Recuerdo haber visto en alguna oportunidad una entrevista a una actriz de telenovelas, quien contaba graciosamente cómo el público la había repudiado por años en la calle cada vez que se la encontraba caminando por ahí. La insultaban, incluso llegaron a tirarle el cabello o a empujarla en reprimenda por su presunta crueldad pasada.

Se trataba de Lorna Cepeda, intérprete colombiana que integró el elenco de una de las telenovelas más famosas en la historia de la televisión, Betty, la fea, fenómeno mundial que llegó incluso a inspirar sendas versiones norteamericanas en Estados Unidos y en México. Allí Cepeda encarnaba a “la peliteñida” Patricia Fernández, la despampanante secretaria de Armando Mendoza, caprichoso heredero de una empresa de diseño de indumentaria, mujeriego y malo para los negocios.

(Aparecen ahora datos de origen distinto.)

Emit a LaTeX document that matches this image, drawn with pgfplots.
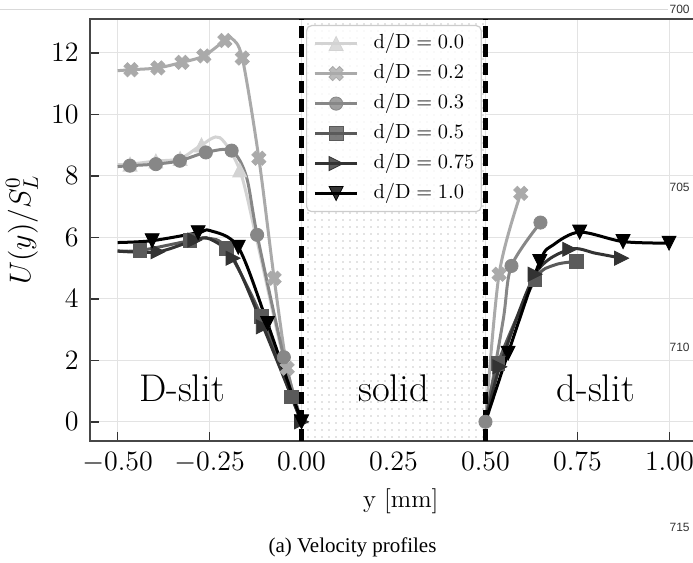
\RequirePackage{fix-cm}
\documentclass[border=0pt]{standalone}
\usepackage{fontspec}
\usepackage{pgfplots}
\pgfplotsset{compat=1.18}
\usetikzlibrary{patterns.meta}
\newfontfamily\libsans{Liberation Sans}
\newfontfamily\libserif{Liberation Serif}

\definecolor{c0}{HTML}{D3D3D3}
\definecolor{c1}{HTML}{AAAAAA}
\definecolor{c2}{HTML}{878787}
\definecolor{c3}{HTML}{5A5A5A}
\definecolor{c4}{HTML}{333333}
\definecolor{c5}{HTML}{000000}

\tikzdeclarepattern{
  name=mydots,
  type=uncolored,
  bounding box={(-1.75pt,-1.75pt) and (1.75pt,1.75pt)},
  tile size={(3.5pt,3.5pt)},
  code={\fill (0pt,0pt) circle (0.4pt);}
}

\pgfdeclareplotmark{mtri}{%
  \pgfpathmoveto{\pgfqpoint{0pt}{\pgfplotmarksize}}%
  \pgfpathlineto{\pgfqpoint{-\pgfplotmarksize}{-\pgfplotmarksize}}%
  \pgfpathlineto{\pgfqpoint{\pgfplotmarksize}{-\pgfplotmarksize}}%
  \pgfpathclose
  \pgfusepathqfillstroke}

\pgfdeclareplotmark{Xf}{%
  \pgfpathmoveto{\pgfqpoint{-0.955\pgfplotmarksize}{0.46\pgfplotmarksize}}%
  \pgfpathlineto{\pgfqpoint{-0.46\pgfplotmarksize}{0.955\pgfplotmarksize}}%
  \pgfpathlineto{\pgfqpoint{0pt}{0.495\pgfplotmarksize}}%
  \pgfpathlineto{\pgfqpoint{0.46\pgfplotmarksize}{0.955\pgfplotmarksize}}%
  \pgfpathlineto{\pgfqpoint{0.955\pgfplotmarksize}{0.46\pgfplotmarksize}}%
  \pgfpathlineto{\pgfqpoint{0.495\pgfplotmarksize}{0pt}}%
  \pgfpathlineto{\pgfqpoint{0.955\pgfplotmarksize}{-0.46\pgfplotmarksize}}%
  \pgfpathlineto{\pgfqpoint{0.46\pgfplotmarksize}{-0.955\pgfplotmarksize}}%
  \pgfpathlineto{\pgfqpoint{0pt}{-0.495\pgfplotmarksize}}%
  \pgfpathlineto{\pgfqpoint{-0.46\pgfplotmarksize}{-0.955\pgfplotmarksize}}%
  \pgfpathlineto{\pgfqpoint{-0.955\pgfplotmarksize}{-0.46\pgfplotmarksize}}%
  \pgfpathlineto{\pgfqpoint{-0.495\pgfplotmarksize}{0pt}}%
  \pgfpathclose
  \pgfusepathqfillstroke}

\pgfplotsset{
  ln/.style={#1, line width=1.5pt, smooth, tension=0.5, forget plot},
  mk/.style={#1, only marks, forget plot},
  m0/.style={mark=mtri, mark size=3.5pt, mark options={solid, fill=c0, draw=c0, line width=0.4pt}},
  m1/.style={mark=Xf, mark size=3.7pt, mark options={solid, fill=c1, draw=c1, line width=0.4pt}},
  m2/.style={mark=*, mark size=3.3pt, mark options={solid, fill=c2, draw=c2, line width=0.4pt}},
  m3/.style={mark=square*, mark size=3.4pt, mark options={solid, fill=c3, draw=c3, line width=0.4pt}},
  m4/.style={mark=mtri, mark size=3.5pt, mark options={solid, rotate=-90, fill=c4, draw=c4, line width=0.4pt}},
  m5/.style={mark=mtri, mark size=3.5pt, mark options={solid, rotate=180, fill=c5, draw=c5, line width=0.4pt}},
}

\begin{document}
\begin{tikzpicture}
\useasboundingbox (0,0) rectangle (346.5pt,281.5pt);
\begin{axis}[
  at={(45pt,61pt)}, anchor=south west,
  scale only axis, width=303.5pt, height=211pt,
  xmin=-0.575, xmax=1.075, ymin=-0.624, ymax=13.1,
  xtick={-0.5,-0.25,0,0.25,0.5,0.75,1},
  xticklabels={$-0.50$,$-0.25$,$0.00$,$0.25$,$0.50$,$0.75$,$1.00$},
  ytick={0,2,4,6,8,10,12},
  xtick pos=left, ytick pos=left,
  tick align=inside, major tick length=4.3pt,
  tick style={draw=black!80, line width=0.75pt},
  axis line style={draw=black!72, line width=1pt},
  grid=major, major grid style={draw=black!11, line width=0.6pt},
  xticklabel style={font=\fontsize{14}{16}\selectfont, inner sep=0pt, yshift=-5.5pt},
  yticklabel style={font=\fontsize{14}{16}\selectfont, inner sep=0pt, xshift=-5.5pt},
  xlabel={y [mm]},
  xlabel style={at={(axis description cs:0.512,-0.142)}, anchor=center, font=\fontsize{12.5}{14}\selectfont},
  ylabel={$U(y)/S_L^0$},
  ylabel style={at={(axis description cs:-0.112,0.5)}, anchor=center, font=\fontsize{15}{17}\selectfont},
  legend image code/.code={\draw[mark repeat=2,mark phase=2,#1] plot coordinates {(0pt,0pt) (10.5pt,0pt) (21pt,0pt)};},
  legend cell align=left,
  legend style={at={(0.3559,0.9858)}, anchor=north west,
    draw=black!20, line width=0.6pt, rounded corners=2.5pt,
    fill=white, fill opacity=0.8, text opacity=1,
    inner xsep=3.5pt, inner ysep=4pt, row sep=5pt, column sep=7.5pt,
    font=\fontsize{10.2}{12}\selectfont,
    nodes={inner sep=0pt, text height=7.5pt, text depth=2.5pt}},
]
% d/D = 0.0
\addplot[ln=c0] coordinates {(-0.5,8.36) (-0.466,8.38) (-0.396,8.48) (-0.33,8.56) (-0.272,9.0) (-0.222,9.24) (-0.168,8.19) (-0.125,6.1) (-0.05,2.1) (0,0)};
\addplot[mk=c0, m0] coordinates {(-0.466,8.38) (-0.396,8.48) (-0.33,8.56) (-0.272,9.0) (-0.168,8.19)};
% d/D = 0.2
\addplot[ln=c1] coordinates {(-0.5,11.42) (-0.4636,11.45) (-0.3905,11.51) (-0.325,11.69) (-0.2655,11.90) (-0.2084,12.40) (-0.19,12.47) (-0.161,11.83) (-0.116,8.57) (-0.0745,4.67) (-0.039,1.74) (0,0)};
\addplot[mk=c1, m1] coordinates {(-0.4636,11.45) (-0.3905,11.51) (-0.325,11.69) (-0.2655,11.90) (-0.2084,12.40) (-0.161,11.83) (-0.116,8.57) (-0.0745,4.67) (-0.039,1.74)};
\addplot[ln=c1] coordinates {(0.5,0) (0.537,4.80) (0.596,7.43)};
\addplot[mk=c1, m1] coordinates {(0.537,4.80) (0.596,7.43)};
% d/D = 0.3
\addplot[ln=c2] coordinates {(-0.5,8.30) (-0.4666,8.33) (-0.396,8.38) (-0.3307,8.49) (-0.26,8.76) (-0.19,8.82) (-0.15,7.98) (-0.1207,6.08) (-0.048,2.10) (0,0)};
\addplot[mk=c2, m2] coordinates {(-0.4666,8.33) (-0.396,8.38) (-0.3307,8.49) (-0.26,8.76) (-0.19,8.82) (-0.1207,6.08) (-0.048,2.10)};
\addplot[ln=c2] coordinates {(0.5,0) (0.548,3.3) (0.5707,5.07) (0.6495,6.48)};
\addplot[mk=c2, m2] coordinates {(0.5,0) (0.5707,5.07) (0.6495,6.48)};
% d/D = 0.5
\addplot[ln=c3] coordinates {(-0.5,5.56) (-0.439,5.57) (-0.3035,5.89) (-0.255,5.97) (-0.2038,5.64) (-0.1087,3.42) (-0.027,0.81) (0,0)};
\addplot[mk=c3, m3] coordinates {(-0.439,5.57) (-0.3035,5.89) (-0.2038,5.64) (-0.1087,3.42) (-0.027,0.81)};
\addplot[ln=c3] coordinates {(0.5,0) (0.534,1.90) (0.634,4.61) (0.688,5.10) (0.747,5.21)};
\addplot[mk=c3, m3] coordinates {(0.534,1.90) (0.634,4.61) (0.747,5.21)};
% d/D = 0.75
\addplot[ln=c4] coordinates {(-0.5,5.55) (-0.39,5.53) (-0.29,5.91) (-0.25,5.95) (-0.186,5.32) (-0.104,3.09) (0,0)};
\addplot[mk=c4, m4] coordinates {(-0.39,5.53) (-0.29,5.91) (-0.186,5.32) (-0.104,3.09) (0,0)};
\addplot[ln=c4] coordinates {(0.5,0) (0.539,1.79) (0.635,4.8) (0.729,5.61) (0.80,5.48) (0.87,5.32)};
\addplot[mk=c4, m4] coordinates {(0.539,1.79) (0.635,4.8) (0.729,5.61) (0.87,5.32)};
% d/D = 1.0
\addplot[ln=c5] coordinates {(-0.5,5.83) (-0.406,5.89) (-0.281,6.15) (-0.249,6.22) (-0.172,5.68) (-0.0924,3.20) (0,0)};
\addplot[mk=c5, m5] coordinates {(-0.406,5.89) (-0.281,6.15) (-0.172,5.68) (-0.0924,3.20) (0,0)};
\addplot[ln=c5] coordinates {(0.5,0) (0.5615,2.23) (0.6476,5.21) (0.684,5.75) (0.756,6.17) (0.874,5.86) (0.999,5.81)};
\addplot[mk=c5, m5] coordinates {(0.5615,2.23) (0.6476,5.21) (0.756,6.17) (0.874,5.86) (0.999,5.81)};

% solid region
\fill[white] (axis cs:0,-0.585) rectangle (axis cs:0.5,13.065);
\fill[pattern=mydots, pattern color=black!22] (axis cs:0,-0.585) rectangle (axis cs:0.5,13.065);
\draw[black, line width=2.5pt, dash pattern=on 6.1pt off 3.05pt] (axis cs:0,-0.624) -- (axis cs:0,13.1);
\draw[black, line width=2.5pt, dash pattern=on 6.1pt off 3.05pt] (axis cs:0.5,-0.624) -- (axis cs:0.5,13.1);

\node[anchor=base, inner sep=0pt, font=\fontsize{19.3}{21}\selectfont] at (axis cs:-0.325,0.65) {D-slit};
\node[anchor=base, inner sep=0pt, font=\fontsize{19.3}{21}\selectfont] at (axis cs:0.25,0.65) {solid};
\node[anchor=base, inner sep=0pt, font=\fontsize{19.3}{21}\selectfont] at (axis cs:0.80,0.65) {d-slit};

\addlegendimage{color=c0, line width=1.5pt, m0}\addlegendentry{$\mathrm{d/D} = 0.0$}
\addlegendimage{color=c1, line width=1.5pt, m1}\addlegendentry{$\mathrm{d/D} = 0.2$}
\addlegendimage{color=c2, line width=1.5pt, m2}\addlegendentry{$\mathrm{d/D} = 0.3$}
\addlegendimage{color=c3, line width=1.5pt, m3}\addlegendentry{$\mathrm{d/D} = 0.5$}
\addlegendimage{color=c4, line width=1.5pt, m4}\addlegendentry{$\mathrm{d/D} = 0.75$}
\addlegendimage{color=c5, line width=1.5pt, m5}\addlegendentry{$\mathrm{d/D} = 1.0$}
\end{axis}
\draw[black!15, line width=0.5pt] (0pt,276.85pt) -- (334pt,276.85pt);
\node[anchor=east, inner sep=0pt, text=black!80, font=\libsans\fontsize{6}{7}\selectfont] at (345pt,276.9pt) {700};
\node[anchor=east, inner sep=0pt, text=black!80, font=\libsans\fontsize{6}{7}\selectfont] at (345pt,187.75pt) {705};
\node[anchor=east, inner sep=0pt, text=black!80, font=\libsans\fontsize{6}{7}\selectfont] at (345pt,108pt) {710};
\node[anchor=east, inner sep=0pt, text=black!80, font=\libsans\fontsize{6}{7}\selectfont] at (345pt,18pt) {715};
\node[anchor=base, inner sep=0pt, font=\libserif\fontsize{10.5}{12}\selectfont] at (176.25pt,5.25pt) {(a) Velocity profiles};
\end{tikzpicture}
\end{document}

Aupada a su cargo no por mérito propio sino a petición de la prometida de Armando, Marcela Valencia, cómplice y espía de esta última en la empresa familiar, Patricia le hará la vida imposible a la otra secretaria del presidente, Betty, quien a pesar de su fealdad y falta de gracia cautivará a Armando tanto por su habilidad para los negocios como por la calidez de su persona, propiciando un romance clandestino que terminará en desastre, tal como suele suceder en las telenovelas.

El elenco original de ‘Betty, la fea’, reunido a más de dos décadas y media del estreno de la telenovela con el fin de seguir produciendo contenido, ahora para las plataformas de ‘streaming’ que son la televisión del presente. La vigencia de esta ficción se debe principalmente a la verosimilitud de la trama, con la que el telespectador tiende a sentirse identificado al ver en ella la representación de situaciones típicas del cotidiano. Es que ‘Betty, la fea’ es una metáfora de la vida que se aplica también perfectamente al teatro del juego de la política. El que haya consumido esta telenovela alguna vez no tendrá dificultades hoy en comprender la simulación en la que se ha transformado la política del cabotaje en la Argentina y en otros países donde el pacto hegemónico existe.

El caso es que en virtud de la masividad de aquel producto televisivo que se ganó la atención de todo un país, a Cepeda la fama se le vino encima como un torbellino del que le costó salirse, llegando a manifestarse en ocasiones en situaciones desagradables e inesperadas. La población no paraba de reconocerla, pero en la mayoría de los casos no como Lorna Cepeda sino como Patricia Fernández. Era tan fuerte la asociación entre la una y el otro que el público llegaba a olvidar la cualidad ficticia de la ficción y vertía en la actriz todo el encono del que hubiera sido merecedor el personaje.

Por otra parte, mientras se tejía un consenso en torno a la maldad de Patricia como personaje secundario, las verdaderas protagonistas se dividían el público, siendo ambas merecedoras del cariño y del repudio en partes iguales. ¿Con quién debía quedarse Armando al final? ¿Con Marcela, su novia de tantos años que le había perdonado infinidad de deslices, infidelidades y estupideces o con Betty, la que lo elevó a la cima de los negocios y se aguantó la clandestinidad, la burla por su apariencia y el desdén de su familia? No faltaba entonces quien defendiera a una o a la otra, a ojos del público ambas podían considerarse como “la buena” o “la mala” de la historia según esta fuera contada.